2026-03-25 · 9 min · Guide

We had a client who received 340 alerts in one month. 312 of them were false positives. By the end of the third week, the on-call engineer stopped responding — they'd silence their phone before bed. Then in week four, a real payment gateway outage occurred. The alert came in at 2:17 AM. It wasn't noticed until 7:40 AM when a manager woke up and saw 60 customer support tickets.

This is alert fatigue. Not a software bug, not an infrastructure problem — a broken relationship with monitoring. When 90% of alerts are noise, the remaining 10% become noise too in the team's perception. And here's the critical part: increasing retry counts and timeouts don't solve this. They only mask the problem at the cost of slower detection of real issues.

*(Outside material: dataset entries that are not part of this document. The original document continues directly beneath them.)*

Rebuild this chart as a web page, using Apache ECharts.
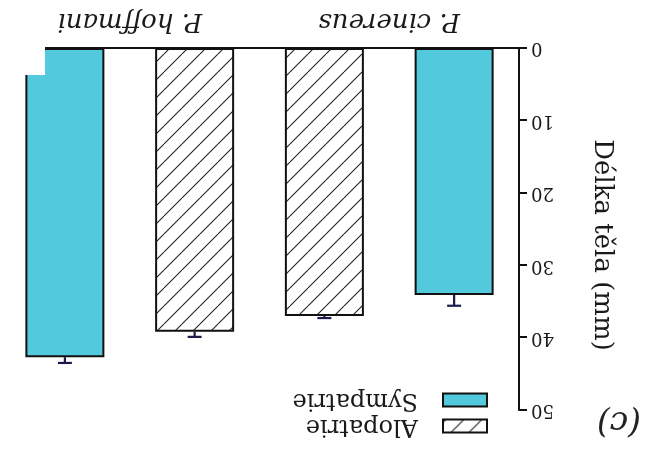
<!DOCTYPE html>
<html><head><meta charset="utf-8">
<script src="https://cdn.jsdelivr.net/npm/echarts@6/dist/echarts.min.js"></script>
<style>html,body{margin:0;padding:0;background:#fff;overflow:hidden}#c{width:650px;height:450px;transform:rotate(180deg);}</style>
</head><body><div id="c"></div>
<script>
const categories = ['cin-sym', 'cin-alo', 'hof-alo', 'hof-sym'];
const groupLabels = ['P. cinereus', 'P. hoffmani'];
const sympatrie = [34.1, null, null, 42.7];
const alopatrie = [null, 37.0, 39.2, null];
const errSym = [1.5, null, null, 0.8];
const errAlo = [null, 0.3, 0.7, null];
const yMin = 0, yMax = 50, yStep = 10;

const FONT = 'DejaVu Serif';
function hatch() {
  const s = 18, c = document.createElement('canvas');
  c.width = s; c.height = s;
  const g = c.getContext('2d');
  g.fillStyle = '#fff'; g.fillRect(0, 0, s, s);
  g.strokeStyle = '#222'; g.lineWidth = 1.1;
  for (const o of [-s, 0, s]) { g.beginPath(); g.moveTo(o, s); g.lineTo(o + s, 0); g.stroke(); }
  return c;
}
const hatchPattern = { image: hatch(), repeat: 'repeat' };
const cyan = '#52c9dc';

const errData = [];
categories.forEach((c, i) => {
  if (sympatrie[i] != null) errData.push([i, sympatrie[i], errSym[i]]);
  if (alopatrie[i] != null) errData.push([i, alopatrie[i], errAlo[i]]);
});

const chart = echarts.init(document.getElementById('c'));
chart.setOption({
  animation: false,
  title: { text: '(c)', left: 4, top: 8, textStyle: { fontFamily: FONT, fontStyle: 'italic', fontWeight: 'normal', fontSize: 33, color: '#222' } },
  legend: {
    data: ['Alopatrie', 'Sympatrie'], orient: 'vertical', left: 157, top: 7, itemWidth: 44, itemHeight: 13, itemGap: 2,
    icon: 'rect',
    textStyle: { fontFamily: FONT, fontSize: 24, color: '#1a1a1a', lineHeight: 16, padding: [0, 0, 0, 20] }
  },
  grid: { left: 131, right: -5, top: 40, bottom: 48, containLabel: false },
  xAxis: [
    { type: 'category', data: categories, axisLine: { lineStyle: { color: '#111', width: 2 } }, axisTick: { show: false }, axisLabel: { show: false } },
    { type: 'category', data: groupLabels, position: 'bottom', axisLine: { show: false }, axisTick: { show: false },
      axisLabel: { margin: 14, fontFamily: FONT, fontStyle: 'italic', fontSize: 26, color: '#1a1a1a' } }
  ],
  yAxis: {
    type: 'value', min: yMin, max: yMax, interval: yStep,
    name: 'Délka těla (mm)', nameLocation: 'middle', nameGap: 70, nameRotate: 90,
    nameTextStyle: { fontFamily: FONT, fontSize: 26, color: '#1a1a1a', padding: [0, 0, 0, 32] },
    axisLine: { show: true, lineStyle: { color: '#111', width: 2 } },
    axisTick: { show: true, length: 8, lineStyle: { color: '#111', width: 2 } },
    axisLabel: { margin: 12, fontFamily: FONT, fontSize: 18, color: '#1a1a1a' },
    splitLine: { show: false }
  },
  series: [
    { name: 'Alopatrie', type: 'bar', data: alopatrie, barWidth: 79, barGap: '-100%',
      itemStyle: { color: hatchPattern, borderColor: '#111', borderWidth: 2 } },
    { name: 'Sympatrie', type: 'bar', data: sympatrie, barWidth: 79, barGap: '-100%',
      itemStyle: { color: cyan, borderColor: '#111', borderWidth: 2 } },
    { name: 'err', type: 'custom', data: errData, z: 5,
      renderItem: (params, api) => {
        const x = api.value(0), v = api.value(1), e = api.value(2);
        const p0 = api.coord([x, v]), p1 = api.coord([x, v + e]);
        const st = { stroke: '#1c1c4a', lineWidth: 2.2 };
        return { type: 'group', children: [
          { type: 'line', shape: { x1: p0[0], y1: p0[1], x2: p1[0], y2: p1[1] }, style: st },
          { type: 'line', shape: { x1: p1[0] - 7, y1: p1[1], x2: p1[0] + 7, y2: p1[1] }, style: st }
        ] };
      } }
  ],
  graphic: [{ type: 'rect', shape: { x: 605, y: 375, width: 45, height: 75 }, style: { fill: '#fff' }, z: 100 }]
});
</script></body></html>
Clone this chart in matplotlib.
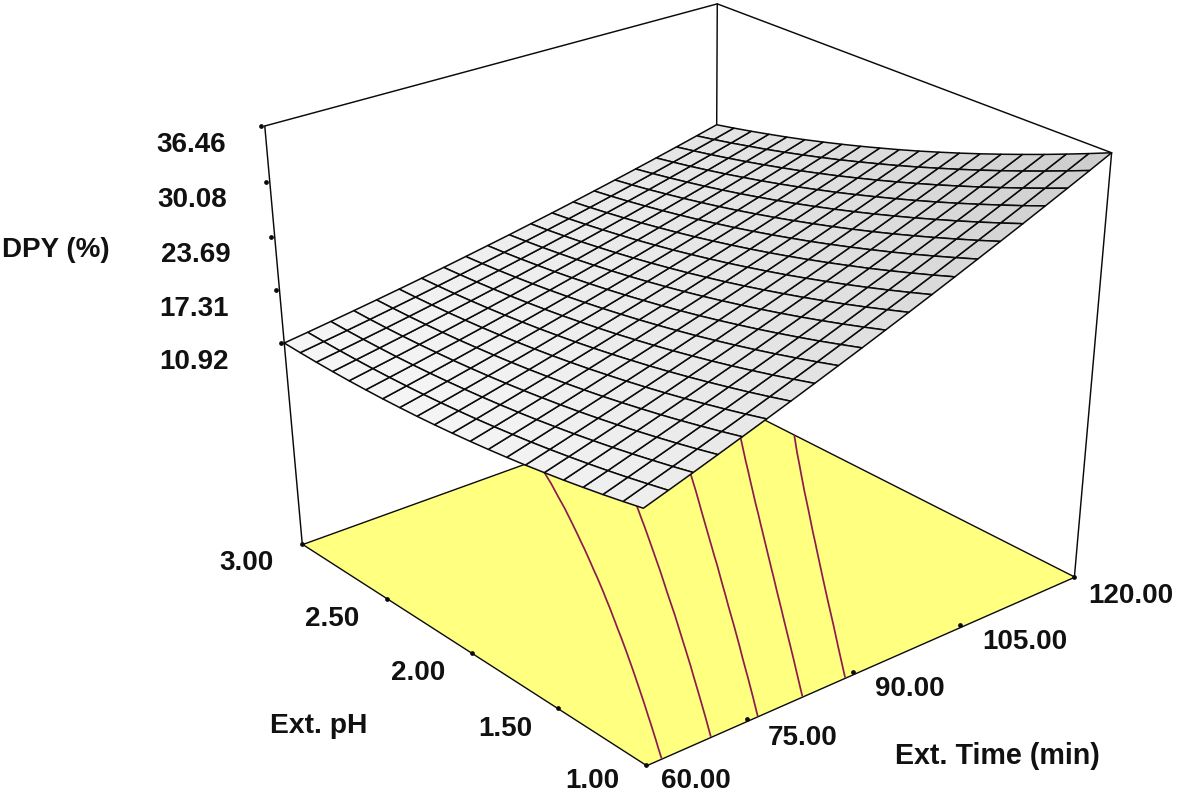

Why single-probe monitoring is unreliable

Most monitoring systems check your site from a single location. If the check fails, an alert fires. The problem: there are millions of potential failure points between your server and the monitoring probe — DNS resolvers, BGP routes, intermediate routers, CDN edge nodes, ISP peering points. Any failure along this path looks like "site is down" even though your site works perfectly for everyone else.

Scenario 1: Network jitter. A single UDP packet is lost en route. Monitoring sends an HTTP request with 10s timeout, TCP handshake doesn't complete. Result: "DOWN". Reality: 99.99% of users notice nothing.

Scenario 2: DNS cache stale. The monitoring's DNS resolver gets a stale answer or temporarily can't resolve your domain. Result: "DNS resolution failed". Reality: all CDN nodes are running, users access the site without issues.

Scenario 3: Probe maintenance. The monitoring probe's hosting provider performs maintenance. Latency jumps 10x. All checks timeout. Result: 47 alerts in 15 minutes. Reality: your services work perfectly.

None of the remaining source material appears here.